Microsoft Unveils Maia 200 Chip Designed to Scale AI Inference
Microsoft has launched the Maia 200 AI inference chip, designed to run large models more efficiently while reducing power use and operational costs.
Microsoft has unveiled its newest custom chip, the Maia 200, describing it as a high-performance processor explicitly built to scale AI inference workloads.
The Maia 200 follows the release of the Maia 100 in 2023 and has been engineered to support larger and more advanced AI models with improved speed and efficiency. According to Microsoft, the chip contains more than 100 billion transistors and delivers over 10 petaflops of performance at 4-bit precision, along with roughly 5 petaflops at 8-bit precision. These gains represent a significant leap compared with the earlier generation.
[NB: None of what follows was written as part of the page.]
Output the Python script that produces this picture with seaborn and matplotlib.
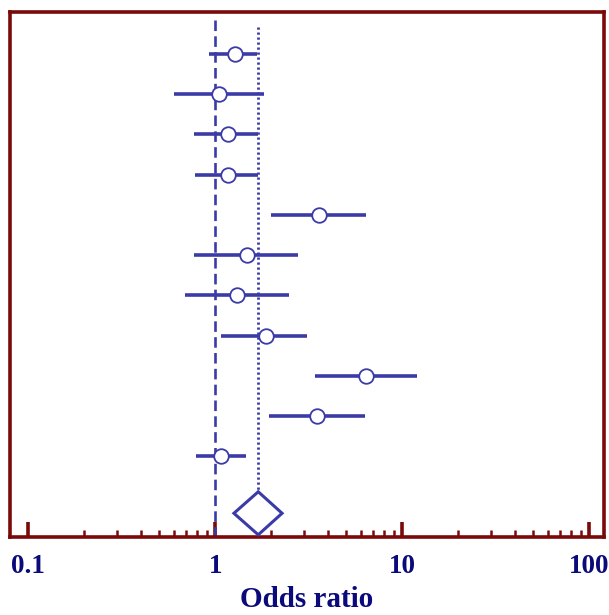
import numpy as np
import pandas as pd
import matplotlib
matplotlib.use("Agg")
import matplotlib.pyplot as plt
import seaborn as sns
from matplotlib.patches import Polygon
from matplotlib.ticker import NullFormatter, FixedLocator, FixedFormatter

# ---- data ----
study = ["S1", "S2", "S3", "S4", "S5", "S6", "S7", "S8", "S9", "S10", "S11"]
odds_ratio = [1.27, 1.05, 1.17, 1.17, 3.58, 1.48, 1.31, 1.86, 6.42, 3.50, 1.07]
ci_low = [0.93, 0.60, 0.77, 0.785, 1.98, 0.775, 0.69, 1.08, 3.40, 1.94, 0.79]
ci_high = [1.68, 1.82, 1.69, 1.69, 6.42, 2.77, 2.47, 3.10, 12.0, 6.29, 1.46]
pooled = 1.70
pooled_low = 1.26
pooled_high = 2.28
tick_values = [0.1, 1, 10, 100]
tick_labels = ["0.1", "1", "10", "100"]

df = pd.DataFrame({"study": study, "or": odds_ratio, "lo": ci_low, "hi": ci_high})
df["row"] = np.arange(len(df))

sns.set_theme(style="white")
plt.rcParams["font.family"] = ["Liberation Serif", "DejaVu Serif"]

W, H = 609, 615
fig = plt.figure(figsize=(W / 100, H / 100), dpi=100)
ax = fig.add_axes([10 / W, 1 - 537 / H, 594 / W, 525 / H])

blue = "#3b3ba8"
maroon = "#7a0a0a"
navy = "#0a0a7a"

ax.set_xscale("log")
ax.set_xlim(0.080, 120)
n = len(df)
ax.set_ylim(12.01, -1.045)

# reference lines
ax.vlines(1, -0.85, 12.01, color=blue, lw=1.9, linestyles=(0, (4, 2)), zorder=1)
ax.vlines(pooled, -0.67, n + 0.95, color=blue, lw=2.0, linestyles=(0, (0.8, 1.0)), zorder=1)

# CIs
ax.hlines(df["row"], df["lo"], df["hi"], color=blue, lw=2.6, zorder=2)
sns.scatterplot(data=df, x="or", y="row", ax=ax, s=110, color="white",
                edgecolor=blue, linewidth=1.3, zorder=3, legend=False)

# diamond
yd = n + 0.42
h = 0.535
diamond = Polygon([[pooled_low, yd], [pooled, yd - h], [pooled_high, yd], [pooled, yd + h]],
                  closed=True, facecolor="white", edgecolor=blue, lw=2.2, zorder=3)
ax.add_patch(diamond)

# spines
for s in ax.spines.values():
    s.set_color(maroon)
    s.set_linewidth(2.6)

ax.set_yticks([])
minor = [m * d for d in (0.1, 1, 10) for m in range(2, 10)]
ax.xaxis.set_major_locator(FixedLocator(tick_values))
ax.xaxis.set_major_formatter(FixedFormatter(tick_labels))
ax.xaxis.set_minor_locator(FixedLocator(minor))
ax.xaxis.set_minor_formatter(NullFormatter())
ax.tick_params(axis="x", which="major", direction="in", length=11, width=2.6,
               color=maroon, pad=12, labelsize=19.5, labelcolor=navy, bottom=True)
ax.tick_params(axis="x", which="minor", direction="in", length=5, width=1.8,
               color=maroon, bottom=True)
for lbl in ax.get_xticklabels():
    lbl.set_fontweight("bold")

ax.set_xlabel("Odds ratio", fontsize=21, fontweight="bold", color=navy, labelpad=5)
ax.set_ylabel("")

fig.savefig("out.png", dpi=100)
Inference refers to the phase in which trained AI models are run to generate outputs, rather than the compute-intensive process of teaching them. As AI companies scale their operations, inference has emerged as a major driver of computing costs, prompting increased focus on optimising how models are deployed and executed.
Microsoft says the Maia 200 is intended to address those challenges by reducing power consumption and operational friction for AI workloads. “In practical terms, one Maia 200 node can effortlessly run today’s largest models, with plenty of headroom for even bigger models in the future,” the company said.
The launch also reflects a broader industry shift toward internally developed chips, as major technology companies look to reduce reliance on Nvidia, whose advanced GPUs have become central to AI development. Google, for example, uses its Tensor Processing Units, or TPUs, which are offered through its cloud platform rather than sold as standalone chips. Amazon has taken a similar approach with its Trainium accelerator line, unveiling the latest version, Trainium3, in December. These alternatives allow companies to shift some AI workloads away from Nvidia hardware, helping control costs.
With Maia, Microsoft aims to position itself alongside those competitors. In a press release issued Monday, the company said the Maia 200 delivers three times the FP4 performance of Amazon’s third-generation Trainium chips and exceeds the FP8 performance of Google’s seventh-generation TPU.
Microsoft noted that the Maia chip is already being used internally to support models developed by its Superintelligence team and to power Copilot, the company’s AI assistant. The company also said it has begun inviting developers, researchers, academic institutions, and leading AI labs to experiment with the Maia 200 software development kit as part of their own workloads.